- **Provided records**
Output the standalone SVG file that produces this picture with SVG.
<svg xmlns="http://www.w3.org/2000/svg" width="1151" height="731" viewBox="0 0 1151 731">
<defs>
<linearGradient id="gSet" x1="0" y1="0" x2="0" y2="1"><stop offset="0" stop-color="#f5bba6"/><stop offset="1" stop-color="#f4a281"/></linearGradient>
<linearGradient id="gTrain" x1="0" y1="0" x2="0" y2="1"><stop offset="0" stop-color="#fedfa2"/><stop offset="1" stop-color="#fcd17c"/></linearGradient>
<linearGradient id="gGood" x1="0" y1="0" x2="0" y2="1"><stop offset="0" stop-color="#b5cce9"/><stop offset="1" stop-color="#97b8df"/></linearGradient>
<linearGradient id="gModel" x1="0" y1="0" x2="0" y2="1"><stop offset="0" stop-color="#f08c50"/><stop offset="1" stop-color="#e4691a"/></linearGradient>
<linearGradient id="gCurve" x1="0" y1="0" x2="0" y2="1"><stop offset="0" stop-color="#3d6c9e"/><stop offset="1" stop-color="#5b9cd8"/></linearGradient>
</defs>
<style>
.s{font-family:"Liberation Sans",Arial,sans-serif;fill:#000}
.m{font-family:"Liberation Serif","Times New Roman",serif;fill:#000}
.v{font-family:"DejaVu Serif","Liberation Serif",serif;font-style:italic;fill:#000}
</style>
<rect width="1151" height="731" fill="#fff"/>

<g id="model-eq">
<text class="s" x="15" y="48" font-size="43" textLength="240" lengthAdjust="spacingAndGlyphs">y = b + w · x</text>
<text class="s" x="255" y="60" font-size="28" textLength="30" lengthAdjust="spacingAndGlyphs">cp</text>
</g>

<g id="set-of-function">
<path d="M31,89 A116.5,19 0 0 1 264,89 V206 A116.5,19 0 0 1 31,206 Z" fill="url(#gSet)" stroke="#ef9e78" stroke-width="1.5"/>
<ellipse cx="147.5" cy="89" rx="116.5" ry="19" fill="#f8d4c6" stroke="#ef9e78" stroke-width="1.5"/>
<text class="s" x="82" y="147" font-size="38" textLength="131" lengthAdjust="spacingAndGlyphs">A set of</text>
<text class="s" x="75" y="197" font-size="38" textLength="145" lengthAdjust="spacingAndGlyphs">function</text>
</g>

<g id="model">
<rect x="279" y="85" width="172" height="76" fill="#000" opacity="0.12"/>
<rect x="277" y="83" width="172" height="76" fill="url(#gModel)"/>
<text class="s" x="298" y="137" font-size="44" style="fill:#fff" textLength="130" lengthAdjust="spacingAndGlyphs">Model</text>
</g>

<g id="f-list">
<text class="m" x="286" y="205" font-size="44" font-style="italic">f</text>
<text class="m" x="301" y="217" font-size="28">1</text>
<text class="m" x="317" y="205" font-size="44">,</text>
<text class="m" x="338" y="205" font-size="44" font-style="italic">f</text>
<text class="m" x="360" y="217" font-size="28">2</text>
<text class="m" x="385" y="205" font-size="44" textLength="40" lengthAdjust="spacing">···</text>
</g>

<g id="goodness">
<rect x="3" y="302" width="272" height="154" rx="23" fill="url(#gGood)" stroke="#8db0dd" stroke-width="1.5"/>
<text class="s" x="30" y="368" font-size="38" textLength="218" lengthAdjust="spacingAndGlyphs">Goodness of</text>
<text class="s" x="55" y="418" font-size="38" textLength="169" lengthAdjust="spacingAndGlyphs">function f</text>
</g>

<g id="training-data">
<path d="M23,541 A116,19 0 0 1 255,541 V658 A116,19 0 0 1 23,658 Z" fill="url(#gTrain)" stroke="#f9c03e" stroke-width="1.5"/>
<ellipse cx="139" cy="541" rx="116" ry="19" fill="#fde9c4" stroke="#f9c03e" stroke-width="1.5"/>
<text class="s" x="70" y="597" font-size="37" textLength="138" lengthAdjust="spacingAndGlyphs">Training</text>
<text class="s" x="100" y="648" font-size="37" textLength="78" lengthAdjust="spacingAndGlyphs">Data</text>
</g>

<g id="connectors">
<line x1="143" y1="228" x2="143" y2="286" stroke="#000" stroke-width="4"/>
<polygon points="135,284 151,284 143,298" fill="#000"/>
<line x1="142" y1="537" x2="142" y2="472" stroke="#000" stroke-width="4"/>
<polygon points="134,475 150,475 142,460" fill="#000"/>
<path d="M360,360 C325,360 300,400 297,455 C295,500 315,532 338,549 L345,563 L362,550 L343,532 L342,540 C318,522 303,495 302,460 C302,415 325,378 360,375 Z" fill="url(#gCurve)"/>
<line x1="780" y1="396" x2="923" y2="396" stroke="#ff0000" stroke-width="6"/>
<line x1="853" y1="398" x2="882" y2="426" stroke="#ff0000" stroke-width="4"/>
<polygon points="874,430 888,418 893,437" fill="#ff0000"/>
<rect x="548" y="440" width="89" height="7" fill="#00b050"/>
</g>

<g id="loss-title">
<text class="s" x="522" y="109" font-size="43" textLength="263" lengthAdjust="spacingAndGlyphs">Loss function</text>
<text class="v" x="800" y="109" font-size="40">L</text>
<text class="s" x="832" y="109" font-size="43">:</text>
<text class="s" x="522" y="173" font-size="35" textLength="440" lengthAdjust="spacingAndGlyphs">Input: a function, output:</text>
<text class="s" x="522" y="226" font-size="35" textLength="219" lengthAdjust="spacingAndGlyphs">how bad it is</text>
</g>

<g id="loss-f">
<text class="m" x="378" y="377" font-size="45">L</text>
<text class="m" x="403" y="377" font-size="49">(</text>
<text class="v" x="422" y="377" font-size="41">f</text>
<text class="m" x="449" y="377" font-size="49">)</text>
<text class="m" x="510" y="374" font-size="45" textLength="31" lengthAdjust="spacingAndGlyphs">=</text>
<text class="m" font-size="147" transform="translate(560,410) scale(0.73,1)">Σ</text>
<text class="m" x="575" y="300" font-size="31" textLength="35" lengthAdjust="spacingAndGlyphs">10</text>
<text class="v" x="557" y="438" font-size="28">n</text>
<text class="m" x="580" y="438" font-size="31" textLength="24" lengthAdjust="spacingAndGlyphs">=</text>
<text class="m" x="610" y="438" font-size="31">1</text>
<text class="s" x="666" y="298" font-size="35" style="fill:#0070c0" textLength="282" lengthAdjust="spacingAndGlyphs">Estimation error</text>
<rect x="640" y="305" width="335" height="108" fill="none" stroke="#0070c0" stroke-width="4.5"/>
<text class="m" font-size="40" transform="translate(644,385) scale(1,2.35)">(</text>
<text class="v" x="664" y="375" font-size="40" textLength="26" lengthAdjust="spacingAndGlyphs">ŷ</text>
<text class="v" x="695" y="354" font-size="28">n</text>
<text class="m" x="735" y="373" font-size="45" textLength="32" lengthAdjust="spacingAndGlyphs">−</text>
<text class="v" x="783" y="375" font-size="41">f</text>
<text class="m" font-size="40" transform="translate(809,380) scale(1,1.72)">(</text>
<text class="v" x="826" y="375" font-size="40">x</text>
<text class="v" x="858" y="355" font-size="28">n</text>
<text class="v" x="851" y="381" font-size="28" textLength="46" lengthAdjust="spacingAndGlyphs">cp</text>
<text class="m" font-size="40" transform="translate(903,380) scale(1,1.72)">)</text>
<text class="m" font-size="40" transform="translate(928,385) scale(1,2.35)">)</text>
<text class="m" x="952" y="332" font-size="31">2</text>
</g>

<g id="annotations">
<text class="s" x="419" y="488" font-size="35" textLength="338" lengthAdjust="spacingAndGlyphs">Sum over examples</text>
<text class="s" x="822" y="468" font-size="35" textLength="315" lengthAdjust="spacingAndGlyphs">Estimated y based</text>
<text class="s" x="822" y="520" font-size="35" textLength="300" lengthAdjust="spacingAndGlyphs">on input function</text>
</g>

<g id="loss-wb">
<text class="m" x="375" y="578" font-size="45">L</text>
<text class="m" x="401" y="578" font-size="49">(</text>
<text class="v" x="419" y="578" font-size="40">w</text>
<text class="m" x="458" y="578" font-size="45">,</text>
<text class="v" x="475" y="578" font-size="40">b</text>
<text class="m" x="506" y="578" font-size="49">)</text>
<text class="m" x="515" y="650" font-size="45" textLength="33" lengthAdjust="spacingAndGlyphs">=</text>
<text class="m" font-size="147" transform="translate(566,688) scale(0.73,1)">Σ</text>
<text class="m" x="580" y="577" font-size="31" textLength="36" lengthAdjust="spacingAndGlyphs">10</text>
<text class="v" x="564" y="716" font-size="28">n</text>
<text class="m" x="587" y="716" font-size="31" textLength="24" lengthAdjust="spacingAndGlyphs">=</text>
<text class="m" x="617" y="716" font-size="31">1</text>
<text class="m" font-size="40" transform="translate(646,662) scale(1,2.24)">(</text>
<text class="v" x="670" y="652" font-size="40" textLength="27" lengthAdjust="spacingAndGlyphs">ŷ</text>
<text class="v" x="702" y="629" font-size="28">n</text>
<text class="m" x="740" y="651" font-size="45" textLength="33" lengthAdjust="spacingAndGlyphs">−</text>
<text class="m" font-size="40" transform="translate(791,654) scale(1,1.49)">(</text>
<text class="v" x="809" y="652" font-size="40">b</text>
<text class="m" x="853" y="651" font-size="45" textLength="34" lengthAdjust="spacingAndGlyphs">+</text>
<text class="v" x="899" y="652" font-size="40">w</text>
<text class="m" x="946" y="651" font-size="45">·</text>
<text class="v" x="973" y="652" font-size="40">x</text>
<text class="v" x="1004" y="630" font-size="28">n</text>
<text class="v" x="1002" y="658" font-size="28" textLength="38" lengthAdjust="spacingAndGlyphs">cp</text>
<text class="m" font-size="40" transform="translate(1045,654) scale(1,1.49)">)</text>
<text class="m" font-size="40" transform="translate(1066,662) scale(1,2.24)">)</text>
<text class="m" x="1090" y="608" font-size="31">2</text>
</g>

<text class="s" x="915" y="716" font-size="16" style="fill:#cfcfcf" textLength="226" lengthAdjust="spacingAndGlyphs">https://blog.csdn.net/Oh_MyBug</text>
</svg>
* * *
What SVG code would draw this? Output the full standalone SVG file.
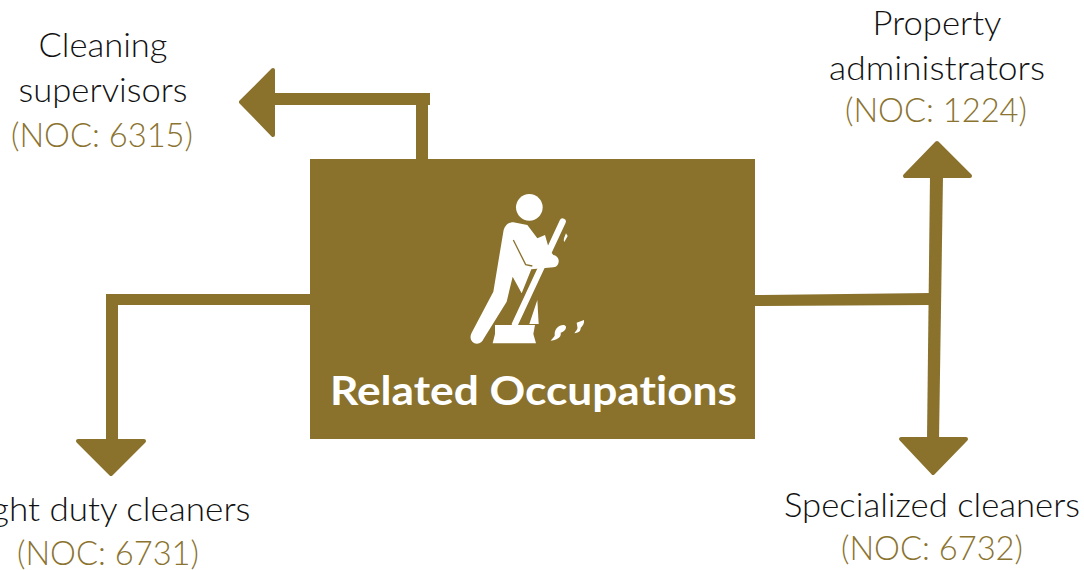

- **Work required**
Look through the data above. Each line containing the word "standalone" needs to be copied.

- **Full output**
Output the standalone SVG file that produces this picture with SVG.
What SVG code would draw this? Output the full standalone SVG file.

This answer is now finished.